Mythical Monsters: The Questing Beast


In the backdrop of Arthurian legend’s epic saga of love, betrayal, and heartbreak, one determined huntsman seeks to fulfill his family’s duty to dispatch of an eldritch abomination—and in doing so, unwittingly foretells the doom of Camelot.

The Questing Beast was a unique chimera, sporting the head of a cobra, the spotted body of a leopard, the haunches of a lion, and the cloven hooves of a deer. Just “a touch smaller than a juvenile dragon,” the Beast nonetheless exhibited all the lithe grace and thunderous speed of a fine courser, making it nearly impossible for poor King Pellinore to keep up with it at all, much less capture it. It was a common occurrence for him to lose the Beast completely, coming back to his senses to find himself mired in thick underbrush and extricating himself with much embarrassed grumbling. The Beast was fond of circling back on its would-be pursuer, creeping up behind him to let out a deafening screech that likely soiled more than one suit of armor.

When once King Arthur persuaded Pellinore to bide awhile and share a cup, he disclosed the Questing Beast’s fell origins: long ago, his great-great-grandfather’s sister fell in love with their other brother, making a deal with a minor devil who promised to make him love her back in exchange for her virginity. Instead, the devil tricked her into accusing her brother of rape, causing their irate father to sentence him to a death befitting his imaginary crime: to be run down by dogs like the animal a rapist was. As the dogs ripped him limb-from-limb, so Pellinore explained, the brother prophesized that his duplicitous sister would give birth to the devil’s child—a creature that would bay and howl like the pack of dogs that devoured him, and would not rest until its own blood slew it. So far, the men of Pellinore’s line had been unable to do so—thus, the duty was passed to Pellinore himself, who was determined to draw his family’s quest of penance to a close. At his parting from the Once and Future King, he warned Arthur against the evils of violence and incest, but neither warning was heeded; after Arthur unknowingly concieved Mordred by his sister Morgana, the Questing Beast appeared to him, bringing with it a vision of Camelot’s downfall at Mordred’s hand.
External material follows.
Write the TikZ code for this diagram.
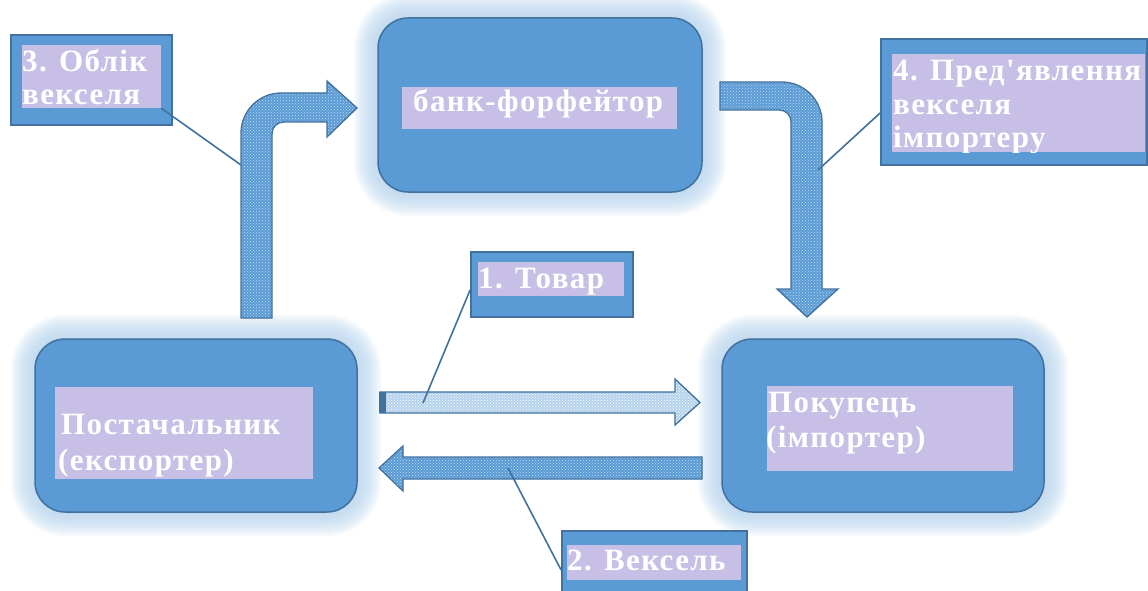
\documentclass[tikz,border=0pt]{standalone}
\usepackage{fontspec}
\newfontfamily\tnr{Liberation Serif}[LetterSpace=4.5]
\usetikzlibrary{patterns}
\definecolor{boxblue}{HTML}{5B9BD5}
\definecolor{edgeblue}{HTML}{41719C}
\definecolor{lav}{HTML}{C8BFE6}
\definecolor{glowblue}{HTML}{B5D2EC}
\definecolor{arrowfill}{HTML}{5B9BD5}
\tikzset{
  x=1pt, y=-1pt,
  bigbox/.style={draw=edgeblue, line width=1.5pt, fill=boxblue, rounded corners=30pt, inner sep=0pt},
  callbox/.style={draw=edgeblue, line width=1.8pt, fill=boxblue, inner sep=0pt},
  lavbox/.style={fill=lav, inner sep=0pt, draw=none},
  txt/.style={text=white, font=\tnr\bfseries\fontsize{31}{36}\selectfont, inner sep=0pt, anchor=base west},
  fatarrow/.style={draw=edgeblue, line width=1.3pt, preaction={fill=arrowfill}, pattern=crosshatch dots, pattern color=white!65!arrowfill},
  lightarrow/.style={draw=edgeblue, line width=1.3pt, preaction={fill=white!55!arrowfill}, pattern=crosshatch dots, pattern color=white},
  callline/.style={draw=edgeblue, line width=1.6pt},
}
\newcommand{\glowbox}[4]{%
  \foreach \d in {24,22,...,2}{
    \fill[glowblue, opacity=0.12, rounded corners=30pt+\d pt] (#1-\d,#2-\d) rectangle (#3+\d,#4+\d);
  }}
\begin{document}
\begin{tikzpicture}
\useasboundingbox (0,0) rectangle (1148,591);
\begin{scope}
\clip (0,0) rectangle (1148,591);
% glows
\glowbox{378}{18}{702}{192}
\glowbox{35}{339}{357}{512}
\glowbox{722}{339}{1044}{512}
% main boxes
\node[bigbox, minimum width=324pt, minimum height=174pt] (bank) at (540,105) {};
\node[bigbox, minimum width=322pt, minimum height=173pt] (supplier) at (196,425.5) {};
\node[bigbox, minimum width=322pt, minimum height=173pt] (buyer) at (883,425.5) {};
\node[lavbox, minimum width=275pt, minimum height=42pt] (banklav) at (539.5,108) {};
\node[lavbox, minimum width=258pt, minimum height=92pt] (suplav) at (184,433) {};
\node[lavbox, minimum width=246pt, minimum height=85pt] (buylav) at (890,428.5) {};
\node[txt] (banktxt) at (413,112) {банк-форфейтор};
\node[txt] (suptxt1) at (61,434) {Постачальник};
\node[txt] (suptxt2) at (58,470) {(експортер)};
\node[txt] (buytxt1) at (768,412) {Покупець};
\node[txt] (buytxt2) at (766,447) {(імпортер)};
% arrows
\draw[fatarrow] (241,318) -- (241,133) .. controls (241,111) and (259,93) .. (281,93) -- (327,93) -- (327,81) -- (357,108) -- (327,137) -- (327,122) -- (284,122) .. controls (277,122) and (272,127) .. (272,134) -- (272,318) -- cycle;
\draw[fatarrow] (720,82) -- (782,82) .. controls (804,82) and (822,100) .. (822,122) -- (822,289) -- (838,289) -- (807,317) -- (777,289) -- (791,289) -- (791,122) .. controls (791,115) and (786,110) .. (779,110) -- (720,110) -- cycle;
\draw[lightarrow] (380,392) -- (675,392) -- (675,379) -- (700,402.5) -- (675,425) -- (675,413) -- (380,413) -- cycle;
\fill[edgeblue] (379,392) rectangle (386,413);
\draw[fatarrow] (702,457) -- (403,457) -- (403,446) -- (379,468) -- (403,491) -- (403,479) -- (702,479) -- cycle;
\coordinate (a3) at (241,165);
\coordinate (a4) at (818,170);
\coordinate (a1) at (423,403);
\coordinate (a2) at (508,468);
% callouts
\node[callbox, minimum width=161pt, minimum height=90pt] (c3) at (91.5,80) {};
\node[lavbox, minimum width=139pt, minimum height=63pt] (c3lav) at (91.5,76.5) {};
\node[txt] (c3t1) at (22,72) {3. Облік};
\node[txt] (c3t2) at (22,105) {векселя};
\node[callbox, minimum width=266pt, minimum height=126pt] (c4) at (1014,102) {};
\node[lavbox, minimum width=253pt, minimum height=98pt] (c4lav) at (1018.5,103) {};
\begin{scope}
\clip (892,54) rectangle (1145,152);
\node[txt] (c4t1) at (893,81) {4. Пред'явлення};
\node[txt] (c4t2) at (893,114) {векселя};
\node[txt] (c4t3) at (893,147) {імпортеру};
\end{scope}
\node[callbox, minimum width=162pt, minimum height=65pt] (c1) at (552,284.5) {};
\node[lavbox, minimum width=146pt, minimum height=34pt] (c1lav) at (551,279) {};
\node[txt] (c1t) at (478,288) {1. Товар};
\node[callbox, minimum width=185pt, minimum height=80pt] (c2) at (654.5,571) {};
\node[lavbox, minimum width=174pt, minimum height=35pt] (c2lav) at (654,562.5) {};
\node[txt] (c2t) at (567,570) {2. Вексель};
\draw[callline] (c3lav.south east) -- (a3);
\draw[callline] (c4.west) ++(0,11) -- (a4);
\draw[callline] (c1.west) ++(0,5.5) -- (a1);
\draw[callline] (c2.west) ++(0,-1) -- (a2);
\end{scope}
\end{tikzpicture}
\end{document}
As for Pellinore, he neither managed to catch nor kill the Questing Beast during the course of his life—although some say that this was a conscious decision on his part. A little-known tale, found squeezed hastily on a scrap of parchment in Alberbury Castle, details a near-fatal encounter between Pellinore and the famed Sir Gawain of Orkney, bent on avenging the death of his father at Pellinore’s hands. Renowned for his battle prowess and determined to spill blood, Gawain nearly seizes his reparation of a life for a life, but the Questing Beast had other plans:

“With the scream of a thousand daemons, the Beast charged the bloodthirsty knight. So intent on his quarry was he that Gawain did not notice until it met him with all the force of a battering ram. The brave knight, thrown from his mouth, was sorely dazed… [The Questing Beast] planted its four feet around Pellinore like stout pillars. Its lashing tail stirred the air to a dim whine, and it shrieked horrendously at any who dared to venture near… It remained long after the Bear gave up his ill-fated quest and returned to his own holdings, standing sentry until finally Sir Pellinore arose, the blood having dried in his wound. Seeing its sworn companion well, the Beast bowed its monstrous head to him before departing. Sorely astonished, Pellinore did not pursue it.”

If indeed the Questing Beast saved Pellinore’s life, the knight would have been indebted to it as per the Code of Chivalry, thus unable to honorably take its life. Such a determination would naturally extend to his sons, who would never have been born had Gawain managed to slay him. In a fitting end to generations of strife born of violence, preventing more of the same broke the cursed cycle, drawing the obligation of the Pellinore line to a peaceful end.